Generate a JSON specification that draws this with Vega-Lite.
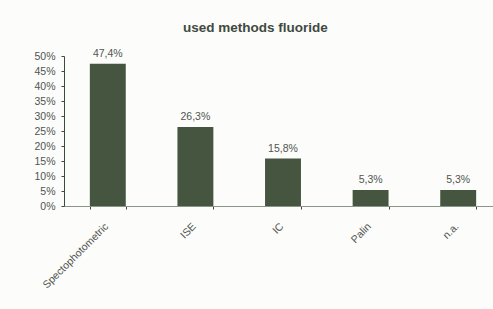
{
  "$schema": "https://vega.github.io/schema/vega-lite/v6.json",
  "autosize": "none",
  "width": 429,
  "height": 150,
  "padding": {"left": 64, "top": 56, "right": 0, "bottom": 103},
  "background": "#fcfcfa",
  "config": {
    "locale": {"number": {"decimal": ",", "thousands": ".", "grouping": [3], "currency": ["", " €"]}},
    "view": {"stroke": null},
    "font": "Liberation Sans"
  },
  "title": {
    "text": "used methods fluoride",
    "fontSize": 13.5,
    "fontWeight": "bold",
    "color": "#3f4a3f",
    "anchor": "start",
    "frame": "group",
    "dx": 119,
    "offset": 14
  },
  "data": {
    "values": [
      {"method": "Spectophotometric", "share": 0.474},
      {"method": "ISE", "share": 0.263},
      {"method": "IC", "share": 0.158},
      {"method": "Palin", "share": 0.053},
      {"method": "n.a.", "share": 0.053}
    ]
  },
  "encoding": {
    "x": {
      "field": "method",
      "type": "nominal",
      "sort": null,
      "scale": {"range": [0, 438], "paddingInner": 0.59, "paddingOuter": 0.295},
      "axis": {
        "title": null,
        "labelAngle": -45,
        "labelFontSize": 10.5,
        "labelColor": "#505550",
        "domainColor": "#8a948a",
        "tickColor": "#3f4a3f",
        "tickSize": 3,
        "tickBand": "extent",
        "labelPadding": 12,
        "labelOffset": -5
      }
    },
    "y": {
      "field": "share",
      "type": "quantitative",
      "scale": {"domain": [0, 0.5], "nice": false},
      "axis": {
        "title": null,
        "format": ".0%",
        "values": [0, 0.05, 0.1, 0.15, 0.2, 0.25, 0.3, 0.35, 0.4, 0.45, 0.5],
        "grid": false,
        "labelFontSize": 10.5,
        "labelColor": "#505550",
        "domainColor": "#3f4a3f",
        "tickColor": "#3f4a3f",
        "tickSize": 3,
        "labelPadding": 6
      }
    }
  },
  "layer": [
    {"mark": {"type": "bar", "color": "#455540"}},
    {
      "mark": {"type": "text", "baseline": "alphabetic", "dy": -7, "fontSize": 10.5, "color": "#505550"},
      "encoding": {"text": {"field": "share", "type": "quantitative", "format": ".1%"}}
    }
  ]
}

________________________________________

Extract the full listing exactly, with the pictures left out.

* _Result for this exercise_
Generate a JSON specification that draws this with Vega-Lite.
{
  "$schema": "https://vega.github.io/schema/vega-lite/v6.json",
  "autosize": "none",
  "width": 429,
  "height": 150,
  "padding": {"left": 64, "top": 56, "right": 0, "bottom": 103},
  "background": "#fcfcfa",
  "config": {
    "locale": {"number": {"decimal": ",", "thousands": ".", "grouping": [3], "currency": ["", " €"]}},
    "view": {"stroke": null},
    "font": "Liberation Sans"
  },
  "title": {
    "text": "used methods fluoride",
    "fontSize": 13.5,
    "fontWeight": "bold",
    "color": "#3f4a3f",
    "anchor": "start",
    "frame": "group",
    "dx": 119,
    "offset": 14
  },
  "data": {
    "values": [
      {"method": "Spectophotometric", "share": 0.474},
      {"method": "ISE", "share": 0.263},
      {"method": "IC", "share": 0.158},
      {"method": "Palin", "share": 0.053},
      {"method": "n.a.", "share": 0.053}
    ]
  },
  "encoding": {
    "x": {
      "field": "method",
      "type": "nominal",
      "sort": null,
      "scale": {"range": [0, 438], "paddingInner": 0.59, "paddingOuter": 0.295},
      "axis": {
        "title": null,
        "labelAngle": -45,
        "labelFontSize": 10.5,
        "labelColor": "#505550",
        "domainColor": "#8a948a",
        "tickColor": "#3f4a3f",
        "tickSize": 3,
        "tickBand": "extent",
        "labelPadding": 12,
        "labelOffset": -5
      }
    },
    "y": {
      "field": "share",
      "type": "quantitative",
      "scale": {"domain": [0, 0.5], "nice": false},
      "axis": {
        "title": null,
        "format": ".0%",
        "values": [0, 0.05, 0.1, 0.15, 0.2, 0.25, 0.3, 0.35, 0.4, 0.45, 0.5],
        "grid": false,
        "labelFontSize": 10.5,
        "labelColor": "#505550",
        "domainColor": "#3f4a3f",
        "tickColor": "#3f4a3f",
        "tickSize": 3,
        "labelPadding": 6
      }
    }
  },
  "layer": [
    {"mark": {"type": "bar", "color": "#455540"}},
    {
      "mark": {"type": "text", "baseline": "alphabetic", "dy": -7, "fontSize": 10.5, "color": "#505550"},
      "encoding": {"text": {"field": "share", "type": "quantitative", "format": ".1%"}}
    }
  ]
}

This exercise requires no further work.